## Stated problem
Transcribe all of the data exactly. Omit the pictures.

==== Source excerpt

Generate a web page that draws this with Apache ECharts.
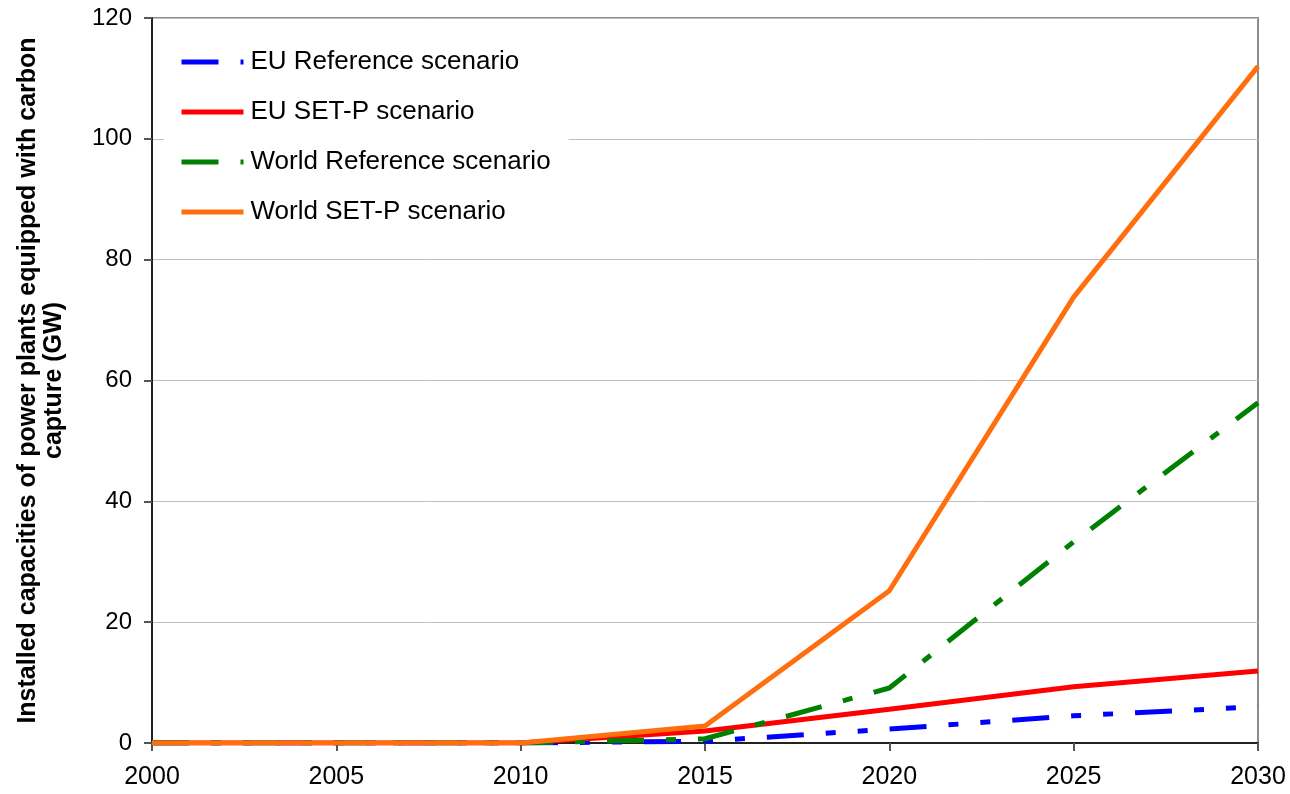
<!DOCTYPE html>
<html>
<head>
<meta charset="utf-8">
<script src="https://cdn.jsdelivr.net/npm/echarts@6/dist/echarts.min.js"></script>
<style>
  html, body { margin: 0; padding: 0; background: #fff; }
  #chart { width: 1290px; height: 794px; }
</style>
</head>
<body>
<div id="chart"></div>
<script>
// years on the x axis
const years = [2000, 2005, 2010, 2015, 2020, 2025, 2030]
const seriesNames = ['EU Reference scenario', 'EU SET-P scenario', 'World Reference scenario', 'World SET-P scenario']

// installed capacities (GW)
const euReference = [0, 0, 0, 0.3, 2.3, 4.5, 6.0]
const euSetP = [0, 0, 0, 2.0, 5.6, 9.3, 11.9]
const worldReference = [0, 0, 0, 0.7, 9.1, 33.3, 56.3]
const worldSetP = [0, 0, 0, 2.8, 25.2, 73.8, 112]

const yTicks = { min: 0, max: 120, interval: 20 }

const font = 'Liberation Sans, Arial, sans-serif'

const chart = echarts.init(document.getElementById('chart'))

function pairs(values) {
  return years.map((y, i) => [y, values[i]])
}

function lineSeries(name, values, color, dash) {
  return {
    name: name,
    type: 'line',
    data: pairs(values),
    symbol: 'none',
    animation: false,
    lineStyle: {
      color: color,
      width: 5,
      type: dash || 'solid',
      cap: 'butt'
    },
    itemStyle: { color: color }
  }
}

const option = {
  backgroundColor: '#fff',
  animation: false,
  grid: {
    left: 152,
    right: 32,
    top: 18,
    bottom: 51,
    containLabel: false,
    outerBoundsMode: 'none',
    show: true,
    borderColor: '#8c8c8c',
    borderWidth: 2,
    backgroundColor: 'transparent'
  },
  legend: {
    orient: 'vertical',
    left: 164,
    top: 39,
    padding: [10, 18, 10, 15],
    itemWidth: 62,
    itemHeight: 20,
    itemGap: 24,
    backgroundColor: '#fff',
    data: seriesNames,
    itemStyle: { opacity: 0 },
    lineStyle: { width: 5 },
    textStyle: {
      fontFamily: font,
      fontSize: 26,
      color: '#000',
      padding: [0, 0, 0, 2]
    }
  },
  xAxis: {
    type: 'value',
    min: 2000,
    max: 2030,
    interval: 5,
    axisLine: { lineStyle: { color: '#222', width: 2 } },
    axisTick: { show: true, length: 8, lineStyle: { color: '#555', width: 2 } },
    splitLine: { show: false },
    axisLabel: {
      fontFamily: font,
      fontSize: 25,
      color: '#000',
      margin: 22,
      formatter: v => String(v)
    }
  },
  yAxis: {
    type: 'value',
    min: yTicks.min,
    max: yTicks.max,
    interval: yTicks.interval,
    name: 'Installed capacities of power plants equipped with carbon\ncapture (GW)',
    nameLocation: 'middle',
    nameGap: 85,
    nameTextStyle: {
      fontFamily: font,
      fontSize: 25,
      fontWeight: 'bold',
      color: '#000',
      lineHeight: 26,
      align: 'center'
    },
    axisLine: { show: true, lineStyle: { color: '#222', width: 2 } },
    axisTick: { show: true, length: 8, lineStyle: { color: '#555', width: 2 } },
    splitLine: { show: true, lineStyle: { color: '#c0c0c0', width: 1 } },
    axisLabel: {
      fontFamily: font,
      fontSize: 24,
      color: '#000',
      margin: 20
    }
  },
  series: [
    lineSeries(seriesNames[0], euReference, '#0000ff', [37, 22, 10, 22, 10, 22]),
    lineSeries(seriesNames[1], euSetP, '#ff0000'),
    lineSeries(seriesNames[2], worldReference, '#008000', [37, 22, 10, 22]),
    lineSeries(seriesNames[3], worldSetP, '#ff6f0f')
  ]
}

chart.setOption(option)
</script>
</body>
</html>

========

## Answer to this exercise
Generate a web page that draws this with Apache ECharts.
<!DOCTYPE html>
<html>
<head>
<meta charset="utf-8">
<script src="https://cdn.jsdelivr.net/npm/echarts@6/dist/echarts.min.js"></script>
<style>
  html, body { margin: 0; padding: 0; background: #fff; }
  #chart { width: 1290px; height: 794px; }
</style>
</head>
<body>
<div id="chart"></div>
<script>
// years on the x axis
const years = [2000, 2005, 2010, 2015, 2020, 2025, 2030]
const seriesNames = ['EU Reference scenario', 'EU SET-P scenario', 'World Reference scenario', 'World SET-P scenario']

// installed capacities (GW)
const euReference = [0, 0, 0, 0.3, 2.3, 4.5, 6.0]
const euSetP = [0, 0, 0, 2.0, 5.6, 9.3, 11.9]
const worldReference = [0, 0, 0, 0.7, 9.1, 33.3, 56.3]
const worldSetP = [0, 0, 0, 2.8, 25.2, 73.8, 112]

const yTicks = { min: 0, max: 120, interval: 20 }

const font = 'Liberation Sans, Arial, sans-serif'

const chart = echarts.init(document.getElementById('chart'))

function pairs(values) {
  return years.map((y, i) => [y, values[i]])
}

function lineSeries(name, values, color, dash) {
  return {
    name: name,
    type: 'line',
    data: pairs(values),
    symbol: 'none',
    animation: false,
    lineStyle: {
      color: color,
      width: 5,
      type: dash || 'solid',
      cap: 'butt'
    },
    itemStyle: { color: color }
  }
}

const option = {
  backgroundColor: '#fff',
  animation: false,
  grid: {
    left: 152,
    right: 32,
    top: 18,
    bottom: 51,
    containLabel: false,
    outerBoundsMode: 'none',
    show: true,
    borderColor: '#8c8c8c',
    borderWidth: 2,
    backgroundColor: 'transparent'
  },
  legend: {
    orient: 'vertical',
    left: 164,
    top: 39,
    padding: [10, 18, 10, 15],
    itemWidth: 62,
    itemHeight: 20,
    itemGap: 24,
    backgroundColor: '#fff',
    data: seriesNames,
    itemStyle: { opacity: 0 },
    lineStyle: { width: 5 },
    textStyle: {
      fontFamily: font,
      fontSize: 26,
      color: '#000',
      padding: [0, 0, 0, 2]
    }
  },
  xAxis: {
    type: 'value',
    min: 2000,
    max: 2030,
    interval: 5,
    axisLine: { lineStyle: { color: '#222', width: 2 } },
    axisTick: { show: true, length: 8, lineStyle: { color: '#555', width: 2 } },
    splitLine: { show: false },
    axisLabel: {
      fontFamily: font,
      fontSize: 25,
      color: '#000',
      margin: 22,
      formatter: v => String(v)
    }
  },
  yAxis: {
    type: 'value',
    min: yTicks.min,
    max: yTicks.max,
    interval: yTicks.interval,
    name: 'Installed capacities of power plants equipped with carbon\ncapture (GW)',
    nameLocation: 'middle',
    nameGap: 85,
    nameTextStyle: {
      fontFamily: font,
      fontSize: 25,
      fontWeight: 'bold',
      color: '#000',
      lineHeight: 26,
      align: 'center'
    },
    axisLine: { show: true, lineStyle: { color: '#222', width: 2 } },
    axisTick: { show: true, length: 8, lineStyle: { color: '#555', width: 2 } },
    splitLine: { show: true, lineStyle: { color: '#c0c0c0', width: 1 } },
    axisLabel: {
      fontFamily: font,
      fontSize: 24,
      color: '#000',
      margin: 20
    }
  },
  series: [
    lineSeries(seriesNames[0], euReference, '#0000ff', [37, 22, 10, 22, 10, 22]),
    lineSeries(seriesNames[1], euSetP, '#ff0000'),
    lineSeries(seriesNames[2], worldReference, '#008000', [37, 22, 10, 22]),
    lineSeries(seriesNames[3], worldSetP, '#ff6f0f')
  ]
}

chart.setOption(option)
</script>
</body>
</html>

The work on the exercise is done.